Ганди выявил широкий спектр теоретических возможностей и стратегических эскалации, которые затем с замечательным успехом применил на практике. Но в его случае в высшей степени ясно, что сопротивление не состояло в применении только определенных методов для получения максимального эффекта; оно также состояло в некоторой позиции, основанной на убеждении и увлекающей всего человека во всех аспектах его существования. Ганди сравнивал участников ненасильственного сопротивления с солдатами. Они должны были быть готовыми к тому, чтобы пожертвовать своими жизнями. Но их храбрость — не храбрость ради войны; это — храбрость ради мира. Их великое оружие состояло в отказе использовать оружие. Только сейчас мы начинаем постигать великий политический смысл его теории ненасильственного сопротивления. Гитлер не столкнулся с чем-либо сопоставимым с тем своевременным и тщательно спланированным сопротивлением, которое Ганди обратил против британских колониальных властей.
Но здесь мы подняли вопрос о сопротивлении Гитлеру, о том сопротивлении, которое организовалось против него, и о том, которое не приняло определенных форм.

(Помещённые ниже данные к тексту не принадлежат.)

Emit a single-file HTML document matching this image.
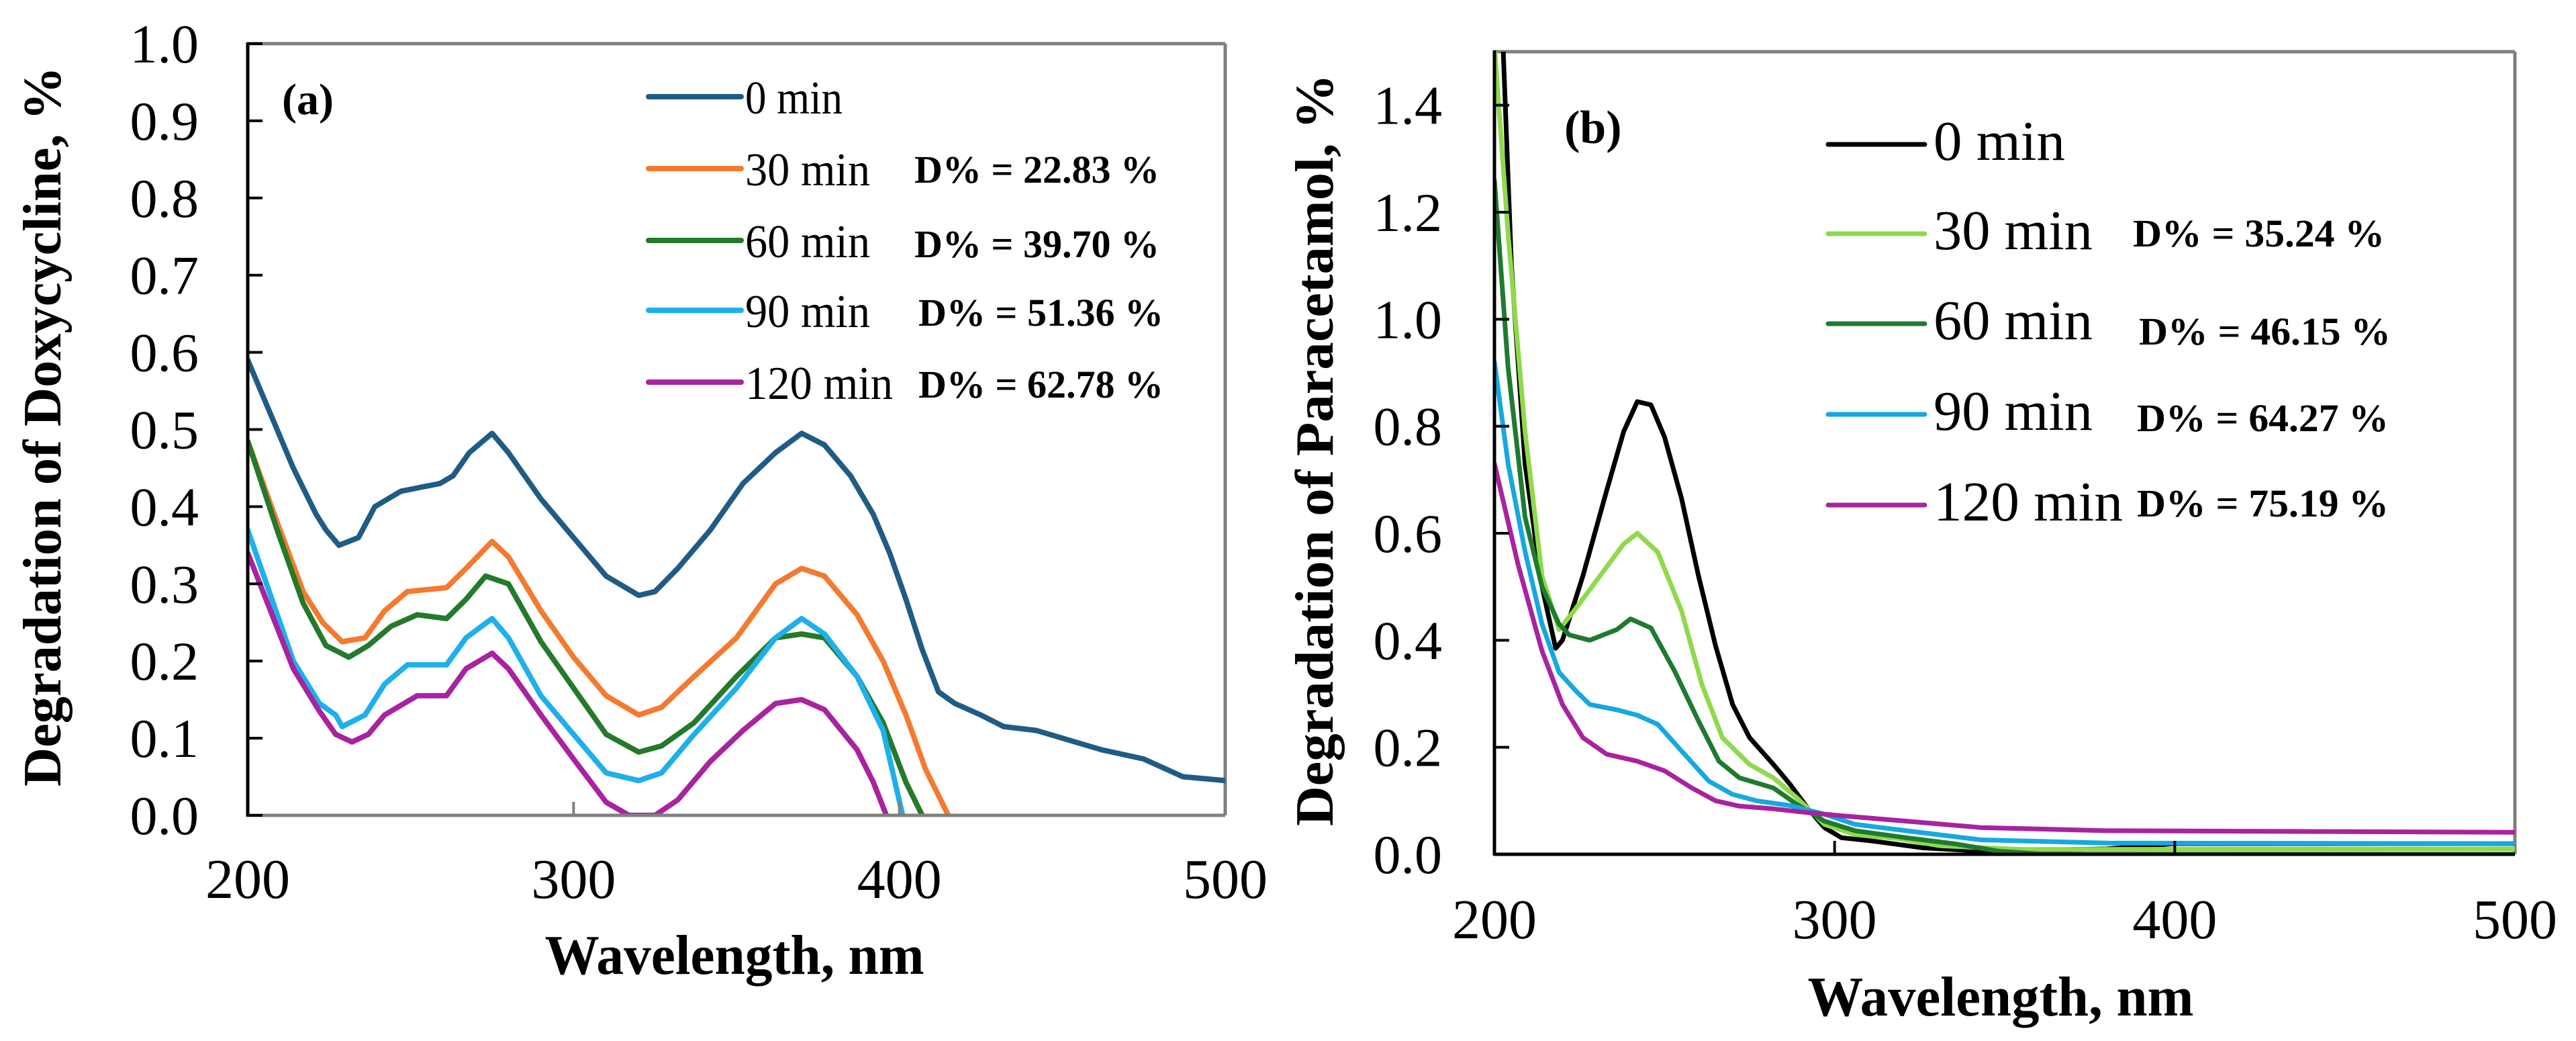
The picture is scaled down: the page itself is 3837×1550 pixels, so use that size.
<!DOCTYPE html>
<html><head><meta charset="utf-8"><style>
html,body{margin:0;padding:0;background:#fff;}
svg{display:block;font-family:"Liberation Serif","Times New Roman",serif;}
svg text{font-family:"Liberation Serif","Times New Roman",serif;}
</style></head><body>
<svg id="fig" width="3837" height="1550" viewBox="0 0 3837 1550" font-family="Liberation Serif, serif">
<defs>
<clipPath id="clipA"><rect x="369" y="65" width="1456" height="1149"/></clipPath>
<clipPath id="clipB"><rect x="2226" y="77" width="1520" height="1195"/></clipPath>
</defs>
<g id="panelA"></g>
<g id="panelB"></g>
</svg>
<script>
// ---------- Panel A data ----------
const aSeriesNames = ["0 min","30 min","60 min","90 min","120 min"];
const aDegradation = ["", "D% = 22.83 %", "D% = 39.70 %", "D% = 51.36 %", "D% = 62.78 %"];
const aColors = ["#1f5c85","#f47a2f","#237a2a","#1eb0ea","#a8239f"];
const aYTicks = ["0.0","0.1","0.2","0.3","0.4","0.5","0.6","0.7","0.8","0.9","1.0"];
const aXTicks = ["200","300","400","500"];
const a0wl = [200,207,214,221,224,228,234,239,247,259,263,268,275,280,290,300,310,320,325,332,342,352,362,370,377,385,392,397,402,407,412,417,425,432,442,450,462,475,487,495,500];
const a0v = [0.59,0.52,0.45,0.39,0.37,0.35,0.36,0.40,0.42,0.43,0.44,0.47,0.495,0.47,0.41,0.36,0.31,0.285,0.29,0.32,0.37,0.43,0.47,0.495,0.48,0.44,0.39,0.34,0.28,0.215,0.16,0.145,0.13,0.115,0.11,0.10,0.085,0.073,0.05,0.047,0.045];
const a30wl = [200,209,217,223,229,236,242,249,261,267,275,280,290,300,310,320,327,337,350,362,370,377,387,395,402,408,415];
const a30v = [0.485,0.38,0.29,0.25,0.225,0.23,0.265,0.29,0.295,0.32,0.355,0.335,0.265,0.205,0.155,0.13,0.14,0.18,0.23,0.30,0.32,0.31,0.26,0.20,0.13,0.06,0.0];
const a60wl = [200,209,217,224,231,237,244,252,261,267,273,280,290,300,310,320,327,337,350,362,370,377,387,395,402,407];
const a60v = [0.485,0.37,0.275,0.22,0.205,0.22,0.245,0.26,0.255,0.28,0.31,0.30,0.225,0.165,0.105,0.082,0.09,0.12,0.18,0.23,0.235,0.23,0.18,0.12,0.043,0.0];
const a90wl = [200,207,214,222,227,229,236,242,249,261,267,275,280,290,300,310,320,327,337,350,362,370,377,387,395,401];
const a90v = [0.37,0.285,0.20,0.145,0.13,0.115,0.13,0.17,0.195,0.195,0.23,0.255,0.23,0.155,0.105,0.055,0.045,0.055,0.105,0.165,0.23,0.255,0.235,0.18,0.11,0.0];
const a120wl = [200,207,214,222,227,232,237,242,252,261,267,275,280,290,300,310,317,325,332,342,352,362,370,377,387,392,396];
const a120v = [0.34,0.265,0.19,0.135,0.105,0.095,0.105,0.13,0.155,0.155,0.19,0.21,0.19,0.13,0.073,0.017,0.0,0.0,0.02,0.07,0.11,0.145,0.15,0.137,0.085,0.043,0.0];
const aWl = [a0wl,a30wl,a60wl,a90wl,a120wl];
const aVals = [a0v,a30v,a60v,a90v,a120v];

// ---------- Panel B data ----------
const bSeriesNames = ["0 min","30 min","60 min","90 min","120 min"];
const bDegradation = ["", "D% = 35.24 %", "D% = 46.15 %", "D% = 64.27 %", "D% = 75.19 %"];
const bColors = ["#000000","#8fd94a","#1e7b2e","#16a8e0","#a8239f"];
const bYTicks = ["0.0","0.2","0.4","0.6","0.8","1.0","1.2","1.4"];
const bXTicks = ["200","300","400","500"];
const b0wl = [202,205,209,214,218,220,226,233,238,242,246,250,255,260,265,270,275,282,287,292,297,302,311,326,343,380,400,500];
const b0v = [1.6,1.1,0.73,0.5,0.385,0.40,0.52,0.68,0.79,0.846,0.84,0.78,0.665,0.52,0.39,0.28,0.218,0.168,0.13,0.087,0.05,0.031,0.025,0.012,0.006,0.01,0.02,0.02];
const b30wl = [200,204,209,214,219,224,231,238,242,248,255,261,267,275,282,289,297,306,319,331,355,500];
const b30v = [1.51,1.16,0.79,0.52,0.42,0.46,0.52,0.58,0.60,0.565,0.455,0.317,0.218,0.168,0.143,0.105,0.056,0.037,0.029,0.016,0.009,0.01];
const b60wl = [200,204,209,214,219,222,228,236,240,246,253,260,266,272,282,289,297,306,321,336,348,362,500];
const b60v = [1.26,0.91,0.63,0.5,0.43,0.41,0.40,0.42,0.44,0.423,0.342,0.249,0.174,0.143,0.124,0.093,0.062,0.044,0.031,0.019,0.006,0.0,0.0];
const b90wl = [200,204,209,214,219,224,228,236,242,248,255,263,270,277,287,297,306,321,343,380,500];
const b90v = [0.92,0.73,0.566,0.43,0.34,0.305,0.28,0.27,0.26,0.243,0.193,0.137,0.112,0.10,0.091,0.075,0.056,0.044,0.027,0.021,0.02];
const b120wl = [200,207,214,220,226,233,242,250,258,265,272,282,292,302,321,343,380,500];
const b120v = [0.73,0.54,0.38,0.28,0.218,0.187,0.174,0.156,0.124,0.10,0.09,0.085,0.078,0.072,0.062,0.05,0.044,0.041];
const bWl = [b0wl,b30wl,b60wl,b90wl,b120wl];
const bVals = [b0v,b30v,b60v,b90v,b120v];

const NS = "http://www.w3.org/2000/svg";
const FF = "Liberation Serif, Times New Roman, serif";
function mk(parent, tag, attrs, text){
  const e = document.createElementNS(NS, tag);
  for (const k in attrs) e.setAttribute(k, attrs[k]);
  if (tag === 'text') e.setAttribute('font-family', FF);
  if (text !== undefined) e.textContent = text;
  parent.appendChild(e);
  return e;
}

function drawPanel(cfg){
  const g = document.getElementById(cfg.id);
  const xs = wl => cfg.x0 + (wl - cfg.xmin) / (cfg.xmax - cfg.xmin) * (cfg.x1 - cfg.x0);
  const ys = v => cfg.y0 - (v - cfg.ymin) / (cfg.ymax - cfg.ymin) * (cfg.y0 - cfg.y1);

  let e;
  e = mk(g,'line',{x1:cfg.x0,y1:cfg.y1,x2:cfg.x1,y2:cfg.y1,stroke:'#7f7f7f','stroke-width':5});
   
  e = mk(g,'line',{x1:cfg.x1,y1:cfg.y1,x2:cfg.x1,y2:cfg.y0,stroke:'#7f7f7f','stroke-width':5});
   

  for (let s = 0; s < cfg.wl.length; s++){
    let d = '';
    cfg.wl[s].forEach((w,i)=>{ d += (i?'L':'M') + xs(w).toFixed(1) + ',' + ys(cfg.vals[s][i]).toFixed(1); });
    const p = mk(g,'path',{d:d,fill:'none',stroke:cfg.colors[s],'stroke-width':cfg.sw,'stroke-linejoin':'round','stroke-linecap':'round','clip-path':'url(#'+cfg.clip+')'});
    
    
  }

  e = mk(g,'line',{x1:cfg.x0,y1:cfg.y0,x2:cfg.x1,y2:cfg.y0,stroke:cfg.bottomColor,'stroke-width':5});
   
  e = mk(g,'line',{x1:cfg.x0,y1:cfg.y1-2,x2:cfg.x0,y2:cfg.y0+2,stroke:'#000','stroke-width':5});
   

  cfg.yTicks.forEach(t=>{
    const v = parseFloat(t), y = ys(v);
    const tk = mk(g,'line',{x1:cfg.x0,y1:y,x2:cfg.x0+22,y2:y,stroke:'#000','stroke-width':4});
     
    const lb = mk(g,'text',{x:cfg.yLabelX,y:y+28,'text-anchor':'end','font-size':82,fill:'#000'},t);
     
  });
  cfg.xTicks.forEach(t=>{
    const v = parseFloat(t), x = xs(v);
    if (v > cfg.xmin && v < cfg.xmax){
      const tk = mk(g,'line',{x1:x,y1:cfg.y0,x2:x,y2:cfg.y0-20,stroke:cfg.bottomColor,'stroke-width':4});
       
    }
    const lb = mk(g,'text',{x:x,y:cfg.xLabelY,'text-anchor':'middle','font-size':84,fill:'#000'},t);
     
  });

  e = mk(g,'text',{x:cfg.xTitleX,y:cfg.xTitleY,'text-anchor':'middle','font-size':84,'font-weight':'bold',textLength:cfg.xTitleLen,lengthAdjust:'spacingAndGlyphs'},'Wavelength, nm');
   
  e = mk(g,'text',{x:0,y:0,'text-anchor':'middle','font-size':80,'font-weight':'bold',textLength:cfg.yTitleLen,lengthAdjust:'spacingAndGlyphs',transform:'translate('+cfg.yTitleX+','+cfg.yTitleY+') rotate(-90)'},cfg.yTitle);
   

  e = mk(g,'text',{x:cfg.tagX,y:cfg.tagY,'font-size':cfg.tagSize,'font-weight':'bold'},cfg.tag);
   

  for (let s = 0; s < cfg.names.length; s++){
    const ly = cfg.legY[s];
    const lg = mk(g,'g',{});
    
    
    mk(lg,'line',{x1:cfg.legX0,y1:ly,x2:cfg.legX1,y2:ly,stroke:cfg.colors[s],'stroke-width':cfg.sw,'stroke-linecap':'round'});
    mk(lg,'text',{x:cfg.legTextX,y:ly+cfg.legBase,'font-size':cfg.legSize,textLength:cfg.legLen[s],lengthAdjust:'spacingAndGlyphs'},cfg.names[s]);
    if (cfg.deg[s]){
      mk(lg,'text',{x:cfg.degX[s],y:cfg.degY[s],'font-size':58,'font-weight':'bold',textLength:cfg.degLen,lengthAdjust:'spacingAndGlyphs'},cfg.deg[s]);
    }
  }
}

drawPanel({id:'panelA',clip:'clipA',x0:369,x1:1825,y0:1214,y1:65,xmin:200,xmax:500,ymin:0,ymax:1.0,
  wl:aWl,vals:aVals,colors:aColors,names:aSeriesNames,deg:aDegradation,sw:8,bottomColor:'#808080',
  yTicks:aYTicks,xTicks:aXTicks,yLabelX:296,xLabelY:1337,
  xTitleX:1094,xTitleY:1450,xTitleLen:565,yTitle:'Degradation of Doxycycline, %',yTitleX:90,yTitleY:635,yTitleLen:1072,
  tag:'(a)',tagX:420,tagY:170,tagSize:66,
  legY:[144,251,358,462,569],legX0:966,legX1:1104,legTextX:1110,legBase:25,legSize:70,legLen:[145,186,186,186,220],
  degX:[0,1362,1362,1368,1368],degY:[0,272,383,485,592],degLen:365});

drawPanel({id:'panelB',clip:'clipB',x0:2226,x1:3746,y0:1272,y1:77,xmin:200,xmax:500,ymin:0,ymax:1.5,
  wl:bWl,vals:bVals,colors:bColors,names:bSeriesNames,deg:bDegradation,sw:7,bottomColor:'#000',
  yTicks:bYTicks,xTicks:bXTicks,yLabelX:2148,xLabelY:1397,
  xTitleX:2980,xTitleY:1512,xTitleLen:575,yTitle:'Degradation of Paracetamol, %',yTitleX:1985,yTitleY:670,yTitleLen:1120,
  tag:'(b)',tagX:2330,tagY:213,tagSize:70,
  legY:[215,348,482,617,752],legX0:2723,legX1:2867,legTextX:2880,legBase:23,legSize:84,legLen:[196,237,237,237,282],
  degX:[0,3177,3186,3183,3183],degY:[0,367,513,642,769],degLen:375});
</script>
</body></html>
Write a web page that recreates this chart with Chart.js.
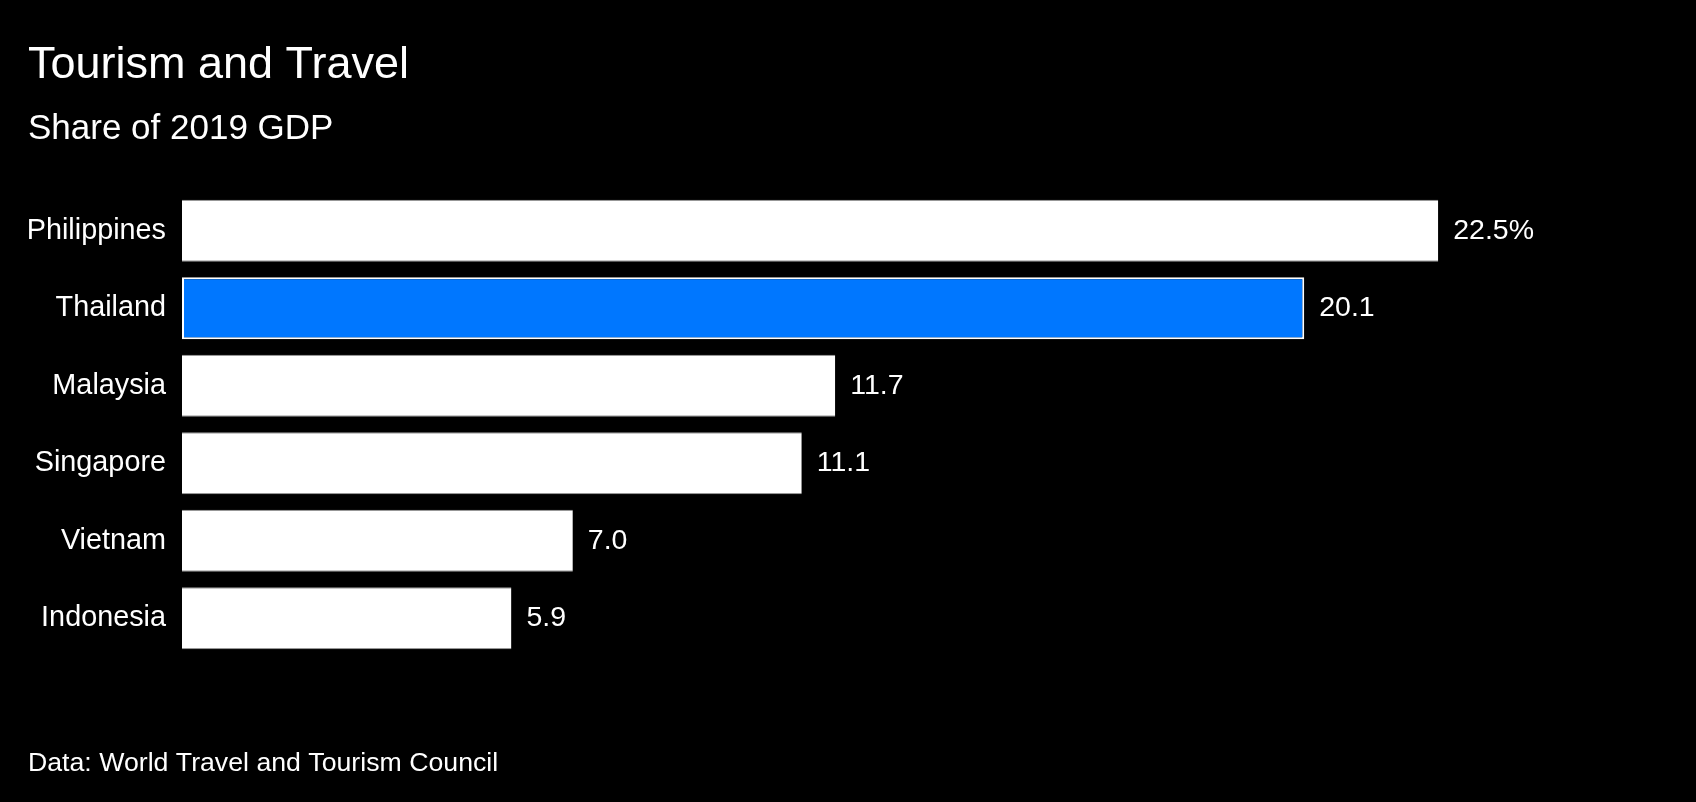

Но если мы хотим понять, что значило сопротивление ему, то мы должны сначала представить себе, что он собой представлял. Как могла политическая власть, обоснованная так иррационально, как гитлеровская, когда-либо возрасти до таких масштабов?
Если мы присмотримся к тому обилию литературы о Гитлере, которая сейчас имеется, нас поразит то, сколь мало любознательности авторы в своем большинстве проявляют лично к нему. Их объяснения его индивидуальности большей частью поверхностны, и значительное число авторов приходит к выводу, что, если бы сопротивление Гитлеру было более эффективно организовано, оно могло бы привести к успеху.